Increasing the speed on Southbend 10-16” Models. Late 1930s-late 1940s.


These lathes were designed to run on plain bearings for 8-16 hours a day, with daily oilings. My 10R from 1939 has two countershaft speeds of 300 and 579 from a 2 groove pulley on its 1725 RPM motor. Speed changes via  V belt from the  2” and  3.375”  pulley with a slightly smaller corresponding  groove in large countershaft pulley. This was an option I believe. Bit of a pain as you have to reduce belt tension adjuster to move v belt. 

For the standard 2” pulley the Countershaft runs at 300 RPM and the 3 spindle speeds are 700, 434 and 277 PRM. (Back gear drive neglected ). Shifting V belt  to the larger drive pulley,  the spindle goes to 1357, 837 and 535 RPM. Southbend HTRAL has warnings about bearing adjustments and lubrication at this speed, so this is clearly a maximum.

It is  easy to increase the size of the motor drive pulley in order to create a countershaft speed that will yield a top spindle RPM of 1000, but at less than the 579 countershaft speed that is the maximum for this series of lathes.
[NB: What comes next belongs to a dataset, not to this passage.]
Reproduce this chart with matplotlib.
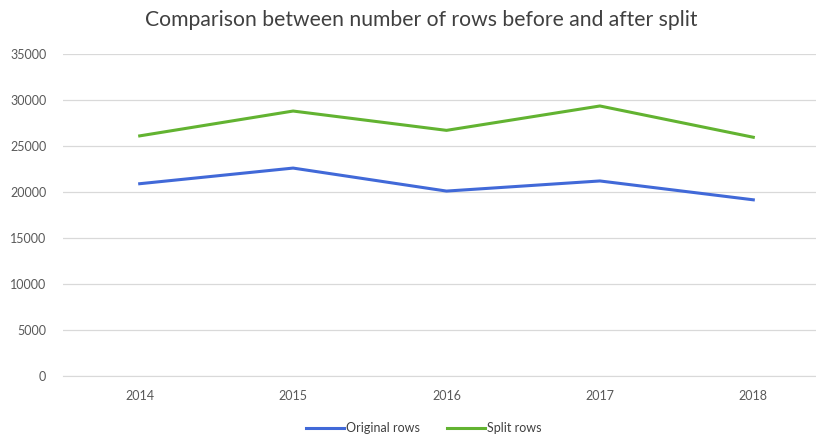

WARNING. I have no operational measurements for bearing temperatures at anything above 700 which will tell you if you are pushing your lathe too far, and if you do this, I would recommend taking your bearing temperatures before and after. Bearings heat up over time, 20-30 minutes before my lathe flattened  out at a 30 deg rise at a spindle of 700 rpm.They will get hotter at 1000 RPM! . How hot is “too hot” is not clear. The decision for you is how many hours you will run at this speed and how good are your bearings and oil passages.

Doing some  math, you can get your countershaft pulley to 429 RPM, and then your 3 spindle speeds will be 999,  643, 395 RPM by increasing the motor pulley from 2” to 2.75”. I would be careful using backgears with this countershaft speed and not for long periods if you do. Use your ears and make sure backgears are well lubricated, with teflon grease on the shaft and heavy gear oil on the bull gear.  Use only cast iron pulleys, not die cast, and can order any size  from McMaster Carr. You will likely need a gear puller and the set screw may be tough to remove. You may want to make sure you can remove your pulley before ordering new. You will likely have enough belt adjustment range to use the same belt but you can order a size longer from McMaster. Without the 2 groove pulley, this is a semi-permanent change and its use depends upon what speeds you normally run. All the VFD users will come out now and point out how it’s easier and better to go that route but my simple phase converter only goes from 60Hz down and my motor is pre-1992 which makes its use with a VFD problematic. This only costs $30.